The governor said he also wants to close the skills gap by reaching children earlier in their development. Northam said one way to do that is to build on the STEM acronym of science, technology, engineering and mathematics by adding art and health care.

Northam drew on his experience as a child neurologist when discussing the need to evaluate school start times. He said he understands that adolescents go to sleep later and wake up later than adults.

“We’re asking our teenagers – we’re not asking them, we’re telling them – to start school at 7, 7:30 in the morning.
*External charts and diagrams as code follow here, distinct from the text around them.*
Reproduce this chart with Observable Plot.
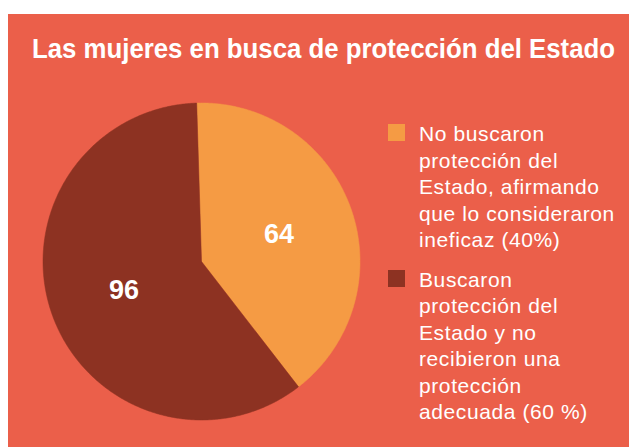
<!DOCTYPE html>
<html><head><meta charset="utf-8">
<script src="https://cdn.jsdelivr.net/npm/d3@7"></script>
<script src="https://cdn.jsdelivr.net/npm/@observablehq/plot@0.6"></script>
<style>
html,body{margin:0;padding:0;background:#fff;}
body{width:629px;height:447px;position:relative;overflow:hidden;font-family:"Liberation Sans",Arial,sans-serif;}
#panel{position:absolute;left:8px;top:14px;width:621px;height:433px;background:#EB5F4A;}
#title{position:absolute;left:32px;top:35px;white-space:nowrap;color:#fff;font-family:"Liberation Sans",Arial,sans-serif;font-weight:bold;font-size:28px;line-height:28px;transform-origin:0 0;}
#pie{position:absolute;left:31px;top:91px;}
.item{position:absolute;left:388px;}
.sw{position:absolute;left:0;width:17px;height:17px;}
.lab{position:absolute;left:31px;white-space:nowrap;color:#fff;font-size:21px;line-height:26.6px;letter-spacing:0.6px;}
</style>
</head><body>
<div id="panel"></div>
<div id="title">Las mujeres en busca de protección del Estado</div>
<div id="pie"></div>
<div id="legend"></div>
<script>
const title = "Las mujeres en busca de protección del Estado";
const categories = ["No buscaron protección del Estado", "Buscaron protección del Estado"];
const values = [64, 96];
const colors = ["#F59B44", "#8D3222"];
const legendLines = [
  ["No buscaron", "protección del", "Estado, afirmando", "que lo consideraron", "ineficaz (40%)"],
  ["Buscaron", "protección del", "Estado y no", "recibieron una", "protección", "adecuada (60 %)"]
];

// fit title width
const t = document.getElementById("title");
const w = t.getBoundingClientRect().width;
t.style.transform = `scaleX(${583 / w})`;

const data = categories.map((c, i) => ({key: c, value: values[i], color: colors[i]}));
const start = -1.74 * Math.PI / 180;
const arcs = d3.pie().sort(null).value(d => d.value).startAngle(start).endAngle(start + 2 * Math.PI)(data);

function slicePoints(a) {
  const pts = [{x: 0, y: 0}];
  const n = Math.max(2, Math.ceil((a.endAngle - a.startAngle) / (Math.PI / 360)));
  for (let i = 0; i <= n; i++) {
    const ang = a.startAngle + (a.endAngle - a.startAngle) * i / n;
    pts.push({x: Math.sin(ang), y: Math.cos(ang)});
  }
  pts.push({x: 0, y: 0});
  return pts;
}

const labelR = 0.52;
const pie = Plot.plot({
  width: 340, height: 340,
  marginTop: 11.5, marginBottom: 11.5, marginLeft: 11.5, marginRight: 11.5,
  x: {domain: [-1, 1], axis: null},
  y: {domain: [-1, 1], axis: null},
  style: {background: "transparent", fontFamily: "Liberation Sans, Arial, sans-serif", overflow: "visible"},
  marks: [
    ...arcs.map(a => Plot.line(slicePoints(a), {x: "x", y: "y", fill: a.data.color, stroke: a.data.color, strokeWidth: 0.5})),
    Plot.text(arcs, {
      x: a => labelR * Math.sin((a.startAngle + a.endAngle) / 2),
      y: a => labelR * Math.cos((a.startAngle + a.endAngle) / 2),
      text: a => String(a.data.value),
      dy: 1,
      fill: "white", fontSize: 27, fontWeight: "bold"
    })
  ]
});
document.getElementById("pie").appendChild(pie);

// legend
const legend = document.getElementById("legend");
const tops = [124, 269.5];
legendLines.forEach((lines, i) => {
  const item = document.createElement("div");
  item.className = "item";
  item.style.top = tops[i] + "px";
  const sw = document.createElement("div");
  sw.className = "sw";
  sw.style.background = colors[i];
  sw.style.top = "0px";
  const lab = document.createElement("div");
  lab.className = "lab";
  lab.style.top = "-3px";
  lab.innerHTML = lines.join("<br>");
  item.appendChild(sw);
  item.appendChild(lab);
  legend.appendChild(item);
});
</script>
</body></html>
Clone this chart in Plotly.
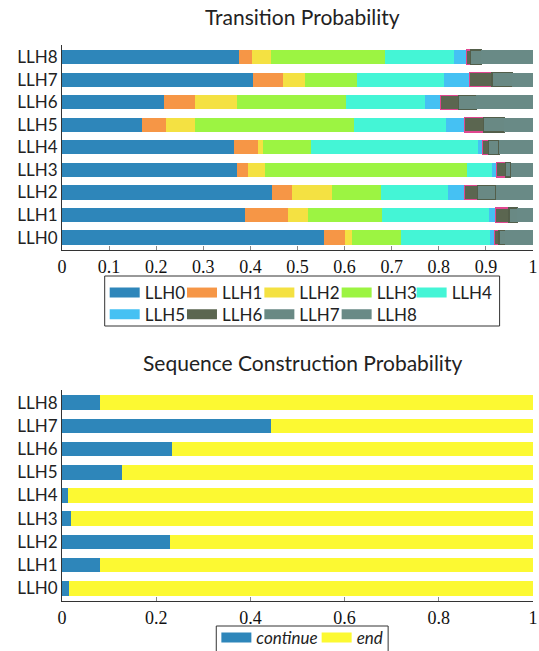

So, if you talk about issues like conduct problems or attention problems or learning disabilities, a lot of those can be related to not getting enough sleep at night,” he said.

One solution?  Standardize the pay scale across Virginia for all teachers regardless of where they live — from Fairfax to Floyd; from Virginia Beach to Bath County.

The Virginia Constitution is very clear on this matter.  Article VIII, Section 1:

The General Assembly shall provide for a system of free public elementary and secondary schools for all children of school age throughout the Commonwealth, and shall seek to ensure that an educational program of high quality is established and continually maintained.

As it stands today, the Virginia School Board Association has done a masterful job of tying up and balkanizing 134 different localities across the Commonwealth, forcing the VSBA to be relied upon in a manner that the Virginia Association of Counties (VACO) or the Virginia Municipal League (VML) could only dream of controlling their boards of supervisors or city councillors — a dream that neither VACO nor VML would contemplate in the slightest, but one that VSBA uses to funnel and control the cash sluices at their annual confab in Williamsburg… and all on the taxpayer dime.

Teachers are often the victims of budget tussles as the VSBA counsels administrators to “make it hurt” when any form of oversight is imposed within a locality.  Thus administrators are protected while teachers and students are wounded unnecessarily in order to procure and retain political and budgetary power.

At a snap, the vast majority of personnel issues could be resolved if the General Assembly — in fulfillment of its constitutional duties — simply set the pay scale for teachers across Virginia, thus ending the ability for the VSBA to leverage teachers against their own communities and putting a stop to government-by-cabal in Virginia’s localities.

Such a move would be radical indeed, but it would certainly work to the benefit of Virginia’s teachers, who often find themselves wandering from community to community in search of better pay.  Moreover, with education being a state constitutional mandate, linking teachers salaries to the state budget in a clear and direct way would bring the impact of teacher professional standards directly to those who set the pace — our friend in Richmond, not the local courthouse.

One can readily agree that teachers salaries should rise in Virginia.  Yet such an increase should be made fair and equitable across the board, regardless as to where one lives and in spite of the Local Composite Index.

Setting one standard across Virginia for teachers salaries according to a state pay scale — and increasing salaries in rural localities where the budget gaps are tightest — would be a massive step in the right direction for education reform.  Certainly the cabals will attempt to take advantage of it, but standardized pay for administrators would be a logical and even necessary second step.